Andries Zijlstra, Ph.D.

Associate Professor of Pathology, Microbiology and Immunology

C-2102C MCN
1161 21st Ave S
Nashville
Tennessee
37232-2561
615-322-3295

Understanding and targeting tumor cell adhesion and migration in cancer metastasis

Research Description

Research in my laboratory is dedicated to understanding the molecular biology of cancer metastasis and translating this knowledge to clinical application.

The research program is based on three central themes: 
A) Investigating the molecular mechanisms of tumor cell migration, 
B) Evaluating and validating the contribution of these mechanisms to metastasis in cancer patients
C) Developing research and clinical tools to investigate metastatic behavior of tumor cells. 

The laboratory currently pursues four integrated research objectives: 1) Defining how dynamic regulation of adhesion and migration controls metastasis, 2) Identification and characterization of the metastatic cell populations within a primary tumor, 3) Experimental modeling of metastasis in a clinically relevant manner, and 4) clinical implementation of molecular markers of migration as biomarkers of tumor progression and metastasis. Our mechanistic studies apply to much of the cancer spectrum but our clinical studies are focused on bladder and prostate cancer.

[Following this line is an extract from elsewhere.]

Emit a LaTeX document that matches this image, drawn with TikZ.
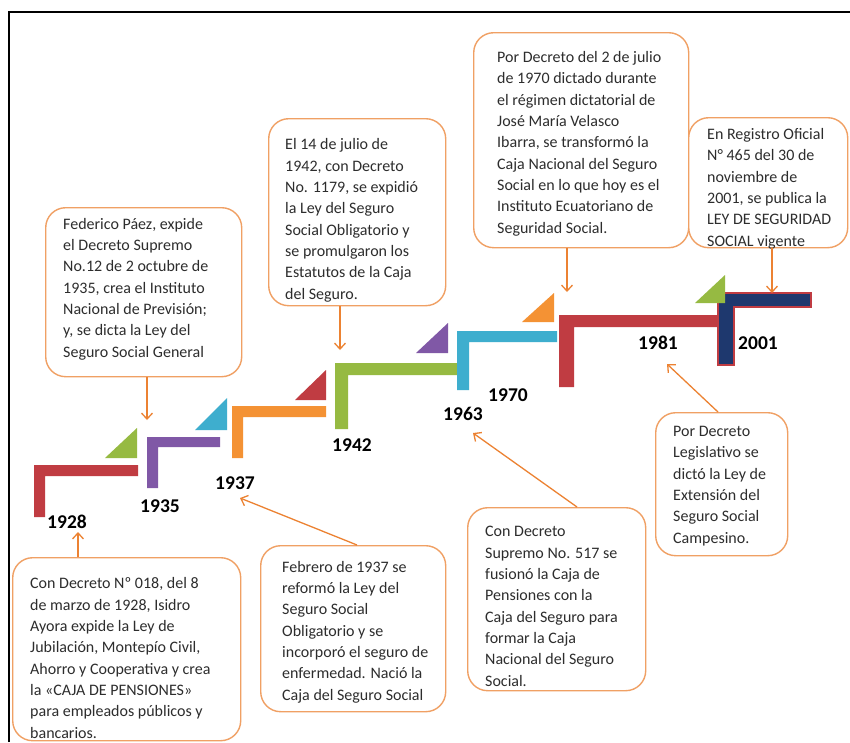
\documentclass[tikz,border=0pt]{standalone}
\usepackage{fontspec}
\setmainfont{Carlito}
\usetikzlibrary{arrows.meta}
\definecolor{cRed}{RGB}{192,60,66}
\definecolor{cPurple}{RGB}{128,88,166}
\definecolor{cOrange}{RGB}{244,146,52}
\definecolor{cGreen}{RGB}{150,186,66}
\definecolor{cCyan}{RGB}{62,174,206}
\definecolor{cNavy}{RGB}{30,56,110}
\definecolor{boxline}{RGB}{240,160,100}
\definecolor{arr}{RGB}{236,130,50}
\definecolor{txtc}{RGB}{45,45,45}
\begin{document}
\begin{tikzpicture}[x=1pt,y=-1pt,
  box/.style={draw=boxline, line width=1.4pt, rounded corners=20pt, fill=white, inner sep=0pt, anchor=north west},
  txt/.style={text=txtc, inner sep=0pt, align=left, anchor=base west, font=\fontsize{16}{21.3}\selectfont},
  yr/.style={inner sep=0pt, font=\fontsize{19.5}{22}\selectfont\bfseries},
  conn/.style={draw=arr, line width=1.3pt, -{Straight Barb[length=6pt,width=11pt,line width=1.3pt]}}]
\useasboundingbox (0,0) rectangle (850,742);
\fill[white] (0,0) rectangle (850,742);
% frame
\draw[line width=2pt] (9,742) -- (9,12) -- (850,12);

% steps
\fill[cRed] (34,517) -- (34,465) -- (138,465) -- (138,476) -- (45,476) -- (45,517) -- cycle;
\fill[cPurple] (147,488) -- (147,437) -- (220,437) -- (220,447) -- (158,447) -- (158,488) -- cycle;
\fill[cOrange] (232,458) -- (232,406) -- (326,406) -- (326,417) -- (243,417) -- (243,458) -- cycle;
\fill[cGreen] (335,429) -- (335,363) -- (457,363) -- (457,375) -- (348,375) -- (348,429) -- cycle;
\fill[cCyan] (457,390) -- (457,331) -- (557,331) -- (557,342) -- (469,342) -- (469,390) -- cycle;
\fill[cRed] (559,387) -- (559,315) -- (722,315) -- (722,327) -- (574,327) -- (574,387) -- cycle;
\filldraw[fill=cNavy, draw=cRed, line width=1.5pt] (718,365) -- (718,293) -- (811,293) -- (811,307) -- (734,307) -- (734,365) -- cycle;

% triangles
\fill[cGreen] (105,458) -- (137,458) -- (137,428) -- cycle;
\fill[cCyan] (195,430) -- (227,430) -- (227,398) -- cycle;
\fill[cRed] (295,400) -- (326,400) -- (326,370) -- cycle;
\fill[cPurple] (416,353) -- (448,353) -- (448,323) -- cycle;
\fill[cOrange] (522,322) -- (554,322) -- (554,293) -- cycle;
\fill[cGreen] (695,303) -- (725,303) -- (725,275) -- cycle;

% year labels
\node[yr] (y1928) at (67,522) {1928};
\node[yr] (y1935) at (160,506) {1935};
\node[yr] (y1937) at (235,483) {1937};
\node[yr] (y1942) at (352,445) {1942};
\node[yr] (y1963) at (463,414) {1963};
\node[yr] (y1970) at (508,395) {1970};
\node[yr] (y1981) at (658,343) {1981};
\node[yr] (y2001) at (758,343) {2001};

% boxes
\node[box, minimum width=228pt, minimum height=183pt] (b1928) at (12,557) {};
\node[box, minimum width=196pt, minimum height=169pt] (b1935) at (45,207) {};
\node[box, minimum width=177pt, minimum height=187pt] (b1942) at (268,118) {};
\node[box, minimum width=215pt, minimum height=215pt] (b1970) at (473,32) {};
\node[box, minimum width=159pt, minimum height=130pt] (b2001) at (688,117) {};
\node[box, minimum width=185pt, minimum height=166pt] (b1937) at (260,545) {};
\node[box, minimum width=178pt, minimum height=183pt] (b1963) at (467,507) {};
\node[box, minimum width=132pt, minimum height=143pt] (b1981) at (655,412) {};

% texts (anchor = baseline of last line)
\node[txt] (t1928) at (30,738) {Con Decreto Nº 018, del 8\\de marzo de 1928, Isidro\\Ayora expide la Ley de\\Jubilación, Montepío Civil,\\Ahorro y Cooperativa y crea\\la «CAJA DE PENSIONES»\\para empleados públicos y\\bancarios.};
\node[txt] (t1935) at (63,357) {Federico Páez, expide\\el Decreto Supremo\\No.12 de 2 octubre de\\1935, crea el Instituto\\Nacional de Previsión;\\y, se dicta la Ley del\\Seguro Social General};
\node[txt] (t1942) at (285,299) {El 14 de julio de\\1942, con Decreto\\No. 1179, se expidió\\la Ley del Seguro\\Social Obligatorio y\\se promulgaron los\\Estatutos de la Caja\\del Seguro.};
\node[txt] (t1970) at (497,233) {Por Decreto del 2 de julio\\de 1970 dictado durante\\el régimen dictatorial de\\José María Velasco\\Ibarra, se transformó la\\Caja Nacional del Seguro\\Social en lo que hoy es el\\Instituto Ecuatoriano de\\Seguridad Social.};
\node[txt] (t2001) at (707,246) {En Registro Oficial\\N° 465 del 30 de\\noviembre de\\2001, se publica la\\LEY DE SEGURIDAD\\SOCIAL vigente};
\node[txt] (t1937) at (282,700) {Febrero de 1937 se\\reformó la Ley del\\Seguro Social\\Obligatorio y se\\incorporó el seguro de\\enfermedad. Nació la\\Caja del Seguro Social};
\node[txt] (t1963) at (485,686) {Con Decreto\\Supremo No. 517 se\\fusionó la Caja de\\Pensiones con la\\Caja del Seguro para\\formar la Caja\\Nacional del Seguro\\Social.};
\node[txt] (t1981) at (673,543) {Por Decreto\\Legislativo se\\dictó la Ley de\\Extensión del\\Seguro Social\\Campesino.};

% connector coordinates
\coordinate (a1928) at (78,532);
\coordinate (a1935) at (147,420);
\coordinate (a1942) at (340,350);
\coordinate (a1970) at (567,292);
\coordinate (a2001) at (772,293);
\coordinate (a1937) at (240,498);
\coordinate (s1937) at (357,545);
\coordinate (a1963) at (473,433);
\coordinate (s1963) at (577,507);
\coordinate (a1981) at (667,364);
\coordinate (s1981) at (718,412);

% connectors
\draw[conn] (b1928.north -| a1928) -- (a1928);
\draw[conn] (b1935.south -| a1935) -- (a1935);
\draw[conn] (b1942.south -| a1942) -- (a1942);
\draw[conn] (b1970.south -| a1970) -- (a1970);
\draw[conn] (b2001.south -| a2001) -- (a2001);
\draw[conn] (b1937.north -| s1937) -- (a1937);
\draw[conn] (b1963.north -| s1963) -- (a1963);
\draw[conn] (b1981.north -| s1981) -- (a1981);
\end{tikzpicture}
\end{document}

Specific mechanistic studies include an interrogation of the adhesion dynamics controlled by the tetraspanin CD151 and affiliated adhesion receptors (Integrins and IgG cell adhesion receptors). By tuning the adhesive properties of the cell, this mechanism can immobilize tumor cells or facilitate their dissemination. Dissecting the regulatory mechanism of CD151 demonstrates that the biphasic nature of migration is highly tunable through multiple epigenetic mechanisms. This dynamic regulation implies that escape from the primary tumor from is very much a non-linear aspect of metastasis that is less influenced by cancer genetics and more by the cellular context, interactions with adjacent tumor cells, the host and response to changing microenvironments. 

Specific translational studies include: Molecular mechanisms of migration contribute to metastasis and subsequently thought to be central to the cancer progression poor clinical outcome for cancer patients. We have developed a series of preclinical tests that determine the status of pro-migratory mechanisms within the tumor. Using this technology it becomes possible to diagnose patients with aggressive disease, predict clinical outcome, and possible anticipate treatment response. Ongoing studies are expanding biomarker studies to a variety of cancers, including renal, bladder, prostate, lung, and breast cancer.

Specific technological advances: We have developed novel optical imaging and computational strategies using fluorescent and luminescent proteins to visualize cell behavior intravitally along the metastatic cascade. In addition to visualizing the temporal and spatial dynamics of metastasis, we implement imaging and biochemical strategies to assess quantitatively how metastasis is impacted by specific mechanisms of motility.